According to Faruqi & Faruqi, LLP, generally there are three categories of inquiry that determine whether a worker is an independent contractor or employee: financial control, behavioral control, and the type of relationship. Each area is further discussed below.
A common and incorrect belief held by some employers, is that financial control of a worker begins and ends with how they are paid. For example, they assume that if a worker is paid through an invoice then they are automatically classified as an independent contractor, and if they are paid through a payroll process (e.g. direct deposit in their bank account every two weeks) then they are automatically classified as an employee.
Granted, this is one important detail of financial control that determines the classification, but it is by no means the full story. There are several other pieces of information that factor into the financial control equation, such as whether a worker may work for other businesses or clients at the same time (though not necessarily for competitors if a valid non-compete restrictive covenant is in place), and whether a worker is taking a financial risk and may incur a profit or loss.
A representative from Faruqi & Faruqi, LLP states that “independent contractors are autonomous business entities, which means they must be allowed to exercise certain functions and options that are unavailable to employees. For example, an employee may be banned from taking a second job or `moonlighting’ to augment their income. However, in most cases no such impediment — explicitly or implicitly — can be applied to independent contractors.”
Essentially, workers who are trained, managed, told when and how to work, and provided tools or equipment (even if these items are used off-site or in a home office), are likely classified as employees. Alternatively, workers who exercise a significant measure of control over their work process and who use their own tools and equipment, are likely classified as independent contractors.
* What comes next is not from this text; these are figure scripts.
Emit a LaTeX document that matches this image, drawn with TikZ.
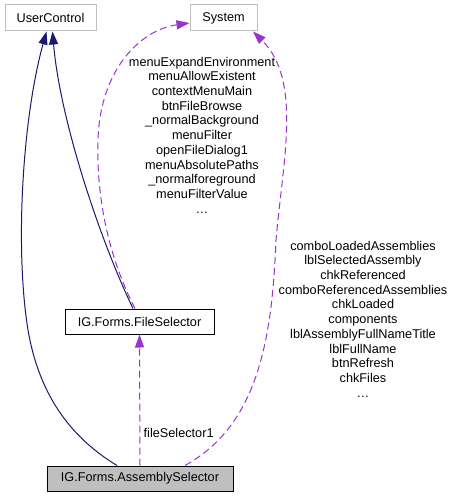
\documentclass[tikz,border=0pt]{standalone}
\usepackage{fontspec}
\setmainfont{Liberation Sans}
\usetikzlibrary{arrows.meta,positioning}
\definecolor{edgenavy}{HTML}{191970}
\definecolor{edgeorchid}{HTML}{9A32CD}
\definecolor{boxgray}{HTML}{BFBFBF}
\tikzset{
  classbox/.style={
    draw=black,
    fill=white,
    line width=1pt,
    minimum height=25pt,
    inner sep=0pt,
    font=\fontsize{12.7}{14.7}\selectfont
  },
  externbox/.style={
    classbox,
    draw=boxgray,
    minimum height=26pt
  },
  mainbox/.style={
    classbox,
    fill=boxgray
  },
  memberlist/.style={
    align=center,
    inner sep=0pt,
    font=\fontsize{12.7}{14.7}\selectfont
  },
  inherit/.style={
    -{Triangle[length=13pt,width=9pt]},
    line width=1pt,
    draw=edgenavy
  },
  usage/.style={
    -{Triangle[length=13pt,width=9pt]},
    line width=1pt,
    draw=edgeorchid,
    dash pattern=on 7pt off 4pt
  }
}
\begin{document}
\begin{tikzpicture}[x=1pt,y=-1pt]
\useasboundingbox (0,0) rectangle (453,497);
% classes
\node[externbox, minimum width=91pt] (usercontrol) at (50.5,18) {UserControl};
\node[externbox, minimum width=67pt] (system) at (223.5,18) {System};
\node[classbox, minimum width=149pt] (fileselector) at (139.5,321.5) {IG.Forms.FileSelector};
\node[mainbox, minimum width=186pt] (assemblyselector) at (140,478.5) {IG.Forms.AssemblySelector};
% member names
\node[memberlist] (fsmembers) at (202,135) {menuExpandEnvironment\\menuAllowExistent\\contextMenuMain\\btnFileBrowse\\\_normalBackground\\menuFilter\\openFileDialog1\\menuAbsolutePaths\\\_normalforeground\\menuFilterValue\\\dots};
\node[memberlist] (asmembers) at (363,319) {comboLoadedAssemblies\\lblSelectedAssembly\\chkReferenced\\comboReferencedAssemblies\\chkLoaded\\components\\lblAssemblyFullNameTitle\\lblFullName\\btnRefresh\\chkFiles\\\dots};
% inheritance
\draw[inherit] ([xshift=-23pt]assemblyselector.north) .. controls (75,440) and (40,400) .. (28,330)
  .. controls (15,250) and (22,120) .. ([xshift=-4pt]usercontrol.south);
\draw[inherit] ([xshift=-6.5pt]fileselector.north) .. controls (100,240) and (60,120) .. ([xshift=2pt]usercontrol.south);
% usage
\draw[usage] ([xshift=-4.5pt]fileselector.north) .. controls (110,260) and (96,200) .. (98,140)
  .. controls (100,70) and (140,30) .. ([yshift=-5pt]system.west);
\draw[usage] (assemblyselector.north) -- node[right, pos=0.25, font=\fontsize{12.7}{14.7}\selectfont, xshift=0pt] {fileSelector1} (fileselector.south);
\draw[usage] ([xshift=45pt]assemblyselector.north) .. controls (258,425) and (272,340) .. (276,240)
  .. controls (283,160) and (302,80) .. ([xshift=29.5pt]system.south);
\end{tikzpicture}
\end{document}
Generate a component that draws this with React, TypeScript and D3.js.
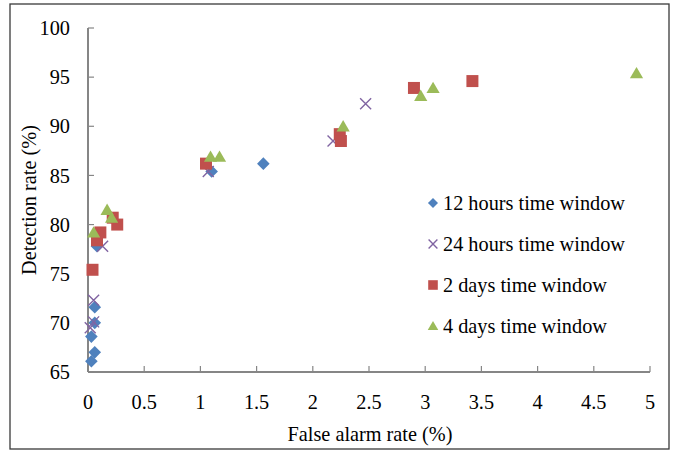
import React from "react";
import * as d3 from "d3";

// series: [false alarm %, detection %]
const hours12: [number, number][] = [
	[0.03, 66.1], [0.06, 67.0], [0.03, 68.6], [0.06, 70.0], [0.06, 71.6],
	[0.08, 77.8], [1.1, 85.4], [1.56, 86.2]
];
const hours24: [number, number][] = [
	[0.02, 69.5], [0.05, 70.1], [0.05, 72.3], [0.13, 77.8],
	[1.07, 85.4], [2.18, 88.5], [2.47, 92.3]
];
const days2: [number, number][] = [
	[0.04, 75.4], [0.08, 78.4], [0.11, 79.2], [0.22, 80.7], [0.26, 80.0],
	[1.05, 86.2], [2.24, 89.2], [2.25, 88.5], [2.9, 93.9], [3.42, 94.6]
];
const days4: [number, number][] = [
	[0.05, 79.2], [0.17, 81.5], [0.21, 80.7], [1.09, 86.9], [1.17, 86.9],
	[2.27, 90.0], [2.96, 93.1], [3.07, 93.9], [4.88, 95.4]
];
const seriesNames = ["12 hours time window", "24 hours time window", "2 days time window", "4 days time window"];
const seriesColors = ["#4F81BD", "#8064A2", "#C0504D", "#9BBB59"];
const xTicks = [0, 0.5, 1, 1.5, 2, 2.5, 3, 3.5, 4, 4.5, 5];
const yTicks = [65, 70, 75, 80, 85, 90, 95, 100];

const x = d3.scaleLinear().domain([0, 5]).range([88, 650]);
const y = d3.scaleLinear().domain([65, 100]).range([372, 28]);
const axisColor = "#868686";
const font = "'Liberation Serif', 'Times New Roman', serif";
const fs = 20.3;

const diamond = (r: number) => `M0,${-r}L${r},0L0,${r}L${-r},0Z`;
const square = (r: number) => `M${-r},${-r}H${r}V${r}H${-r}Z`;
const triangle = (r: number) => `M0,${-r * 1.05}L${r * 1.1},${r * 0.85}L${-r * 1.1},${r * 0.85}Z`;
const cross = (r: number) => `M${-r},${-r}L${r},${r}M${-r},${r}L${r},${-r}`;

function Marker({ kind, cx, cy, scale = 1 }: { kind: number; cx: number; cy: number; scale?: number }) {
	const c = seriesColors[kind];
	const t = `translate(${cx},${cy})`;
	if (kind === 0) return <path transform={t} d={diamond(6.3 * scale)} fill={c} />;
	if (kind === 1) return <path transform={t} d={cross(5.5 * scale)} stroke={c} strokeWidth={1.4} fill="none" />;
	if (kind === 2) return <path transform={t} d={square(6 * scale)} fill={c} />;
	return <path transform={t} d={triangle(6 * scale)} fill={c} />;
}

export default function App() {
	const allSeries = [hours12, hours24, days2, days4];
	return (
		<svg width={678} height={452} style={{ position: "absolute", left: 0, top: 0 }}
			fontFamily={font}>
			<rect x={0} y={0} width={678} height={452} fill="#fff" />
			<rect x={10} y={4} width={659} height={445} fill="none" stroke="#3a3a3a" strokeWidth={1.3} />
			{/* axes */}
			<line x1={x(0)} x2={x(0)} y1={y(100)} y2={y(65)} stroke={axisColor} strokeWidth={2} />
			<line x1={x(0)} x2={x(5)} y1={y(65)} y2={y(65)} stroke={axisColor} strokeWidth={2} />
			{yTicks.map(t => (
				<g key={"y" + t}>
					<line x1={x(0)} x2={x(0) + 6} y1={y(t)} y2={y(t)} stroke={axisColor} strokeWidth={1.2} />
					<text x={70} y={y(t)} dy="0.35em" textAnchor="end" fontSize={fs}>{t}</text>
				</g>
			))}
			{xTicks.map(t => (
				<g key={"x" + t}>
					<line x1={x(t)} x2={x(t)} y1={y(65)} y2={y(65) - 6} stroke={axisColor} strokeWidth={1.2} />
					<text x={x(t)} y={402} dy="0.35em" textAnchor="middle" fontSize={fs}>{t}</text>
				</g>
			))}
			<text x={370} y={434} dy="0.35em" textAnchor="middle" fontSize={fs}>False alarm rate (%)</text>
			<text transform="translate(29,200) rotate(-90)" dy="0.35em" textAnchor="middle" fontSize={fs}>Detection rate (%)</text>
			{/* points */}
			{allSeries.map((s, k) => (
				<g key={k}>
					{s.map(([a, b], i) => <Marker key={i} kind={k} cx={x(a)} cy={y(b)} />)}
				</g>
			))}
			{/* legend */}
			{seriesNames.map((n, k) => {
				const ly = 203 + k * 41;
				return (
					<g key={n}>
						<Marker kind={k} cx={433} cy={ly} scale={0.8} />
						<text x={443} y={ly} dy="0.35em" fontSize={fs}>{n}</text>
					</g>
				);
			})}
		</svg>
	);
}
According to Faruqi & Faruqi, LLP, “understandably, there is some grey area with respect to behavioral control. For example, there are situations when it is appropriate for employers to provide independent contractors with some measure of training, such as familiarizing them with a new internal process or protocol.” In the same sense, there are situations when it is appropriate for employers to ask employees to use their own tools and equipment, such as in organizations that implement a bring-your-own-device policy. However, what matters is whether the employer exerts a significant degree of authority over how, where, and when a worker carries out their tasks. The greater the level of control, the more likely it is that a worker should be classified as an employee.
Type of Relationship
If a worker is entitled to benefits including (but not limited to) workers’ compensation, or if they perform activities that are central to the organization’s core business purpose, then they are likely classified as an employee. If a worker is not entitled to benefits, or if they are not performing core business activities, then they are likely classified as an independent contractor.
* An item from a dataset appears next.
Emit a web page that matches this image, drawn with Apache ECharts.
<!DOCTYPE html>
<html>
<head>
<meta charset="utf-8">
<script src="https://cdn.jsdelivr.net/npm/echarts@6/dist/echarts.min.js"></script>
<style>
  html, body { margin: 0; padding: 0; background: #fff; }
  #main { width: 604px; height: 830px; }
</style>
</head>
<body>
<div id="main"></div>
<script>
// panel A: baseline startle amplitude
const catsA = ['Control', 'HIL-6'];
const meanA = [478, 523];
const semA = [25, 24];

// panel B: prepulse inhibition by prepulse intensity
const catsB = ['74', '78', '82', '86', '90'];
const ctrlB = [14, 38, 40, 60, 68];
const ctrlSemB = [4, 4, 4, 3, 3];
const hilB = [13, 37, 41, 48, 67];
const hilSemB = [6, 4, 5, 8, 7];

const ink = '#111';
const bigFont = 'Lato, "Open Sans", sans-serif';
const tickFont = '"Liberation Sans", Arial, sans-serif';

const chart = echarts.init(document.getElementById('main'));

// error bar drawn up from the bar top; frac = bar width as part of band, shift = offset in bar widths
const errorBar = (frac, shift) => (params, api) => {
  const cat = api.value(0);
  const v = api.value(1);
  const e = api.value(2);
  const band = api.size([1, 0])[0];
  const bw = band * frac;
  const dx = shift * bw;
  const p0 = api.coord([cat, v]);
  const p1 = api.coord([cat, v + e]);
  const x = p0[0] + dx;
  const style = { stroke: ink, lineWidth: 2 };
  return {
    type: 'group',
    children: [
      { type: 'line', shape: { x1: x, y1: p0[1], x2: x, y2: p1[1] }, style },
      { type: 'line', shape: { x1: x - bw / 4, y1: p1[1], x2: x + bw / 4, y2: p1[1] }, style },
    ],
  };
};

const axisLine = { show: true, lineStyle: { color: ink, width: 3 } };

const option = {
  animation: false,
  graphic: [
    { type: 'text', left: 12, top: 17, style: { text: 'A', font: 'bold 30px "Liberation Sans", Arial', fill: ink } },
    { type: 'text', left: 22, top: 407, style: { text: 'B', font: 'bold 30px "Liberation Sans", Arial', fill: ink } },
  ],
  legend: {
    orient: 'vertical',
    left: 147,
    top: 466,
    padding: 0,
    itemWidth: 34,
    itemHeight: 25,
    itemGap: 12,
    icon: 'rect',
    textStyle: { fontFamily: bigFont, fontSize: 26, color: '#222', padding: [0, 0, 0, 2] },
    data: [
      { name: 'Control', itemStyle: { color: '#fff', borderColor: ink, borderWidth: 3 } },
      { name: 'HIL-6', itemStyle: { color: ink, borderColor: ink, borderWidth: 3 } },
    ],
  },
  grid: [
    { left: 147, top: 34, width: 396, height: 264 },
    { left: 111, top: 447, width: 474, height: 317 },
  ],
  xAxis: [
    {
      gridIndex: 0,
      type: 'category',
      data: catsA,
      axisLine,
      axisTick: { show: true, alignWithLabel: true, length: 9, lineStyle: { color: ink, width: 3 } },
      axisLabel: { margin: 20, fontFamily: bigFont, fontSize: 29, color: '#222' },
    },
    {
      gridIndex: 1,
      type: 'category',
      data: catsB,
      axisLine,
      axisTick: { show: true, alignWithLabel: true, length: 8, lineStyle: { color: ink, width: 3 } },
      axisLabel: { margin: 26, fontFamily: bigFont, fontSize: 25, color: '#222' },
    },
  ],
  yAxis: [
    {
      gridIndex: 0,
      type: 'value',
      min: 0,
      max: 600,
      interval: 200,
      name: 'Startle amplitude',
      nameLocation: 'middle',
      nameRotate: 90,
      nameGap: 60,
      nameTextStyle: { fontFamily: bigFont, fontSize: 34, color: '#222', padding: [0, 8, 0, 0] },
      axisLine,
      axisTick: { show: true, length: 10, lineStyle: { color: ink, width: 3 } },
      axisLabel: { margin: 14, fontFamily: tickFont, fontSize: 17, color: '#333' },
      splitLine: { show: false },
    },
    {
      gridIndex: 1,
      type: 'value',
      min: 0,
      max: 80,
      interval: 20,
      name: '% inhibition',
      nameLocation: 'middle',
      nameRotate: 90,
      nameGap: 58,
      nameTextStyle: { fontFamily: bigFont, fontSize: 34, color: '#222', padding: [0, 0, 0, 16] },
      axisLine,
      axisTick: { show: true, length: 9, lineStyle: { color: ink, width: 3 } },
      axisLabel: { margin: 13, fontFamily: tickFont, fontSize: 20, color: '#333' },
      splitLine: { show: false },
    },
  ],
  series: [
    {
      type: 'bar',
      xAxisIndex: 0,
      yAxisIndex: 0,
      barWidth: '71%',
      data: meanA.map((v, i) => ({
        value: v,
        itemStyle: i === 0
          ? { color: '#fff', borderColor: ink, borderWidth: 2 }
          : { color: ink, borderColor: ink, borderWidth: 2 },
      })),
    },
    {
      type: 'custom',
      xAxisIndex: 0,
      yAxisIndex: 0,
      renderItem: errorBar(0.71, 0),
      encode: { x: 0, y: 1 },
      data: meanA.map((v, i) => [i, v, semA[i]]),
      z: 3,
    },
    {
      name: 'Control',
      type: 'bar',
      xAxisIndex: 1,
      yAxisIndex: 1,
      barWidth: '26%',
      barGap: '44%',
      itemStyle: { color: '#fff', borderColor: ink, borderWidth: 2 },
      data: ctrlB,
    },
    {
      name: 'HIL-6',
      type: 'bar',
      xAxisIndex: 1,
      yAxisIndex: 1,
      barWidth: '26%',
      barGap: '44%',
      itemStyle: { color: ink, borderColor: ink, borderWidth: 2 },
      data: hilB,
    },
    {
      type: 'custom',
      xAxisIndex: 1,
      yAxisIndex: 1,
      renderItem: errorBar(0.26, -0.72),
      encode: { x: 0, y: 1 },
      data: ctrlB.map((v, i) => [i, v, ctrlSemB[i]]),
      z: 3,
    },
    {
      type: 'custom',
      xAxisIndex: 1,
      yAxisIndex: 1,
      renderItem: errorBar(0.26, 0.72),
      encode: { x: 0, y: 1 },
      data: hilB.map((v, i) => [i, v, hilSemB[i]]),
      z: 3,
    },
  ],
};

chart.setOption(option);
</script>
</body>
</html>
Faruqi & Faruqi states that a critically important fact that employers must understand, and heed is that “it does not matter what a contract says, or what a worker may agree to explicitly, implicitly or tacitly. What matters is the actual, realistic factors of the relationship.” In other words, employers cannot defend a misclassification by saying that a worker signed a contract or agreed to a certain arrangement. The law is not circumstantial, and the onus is on employers to classify correctly.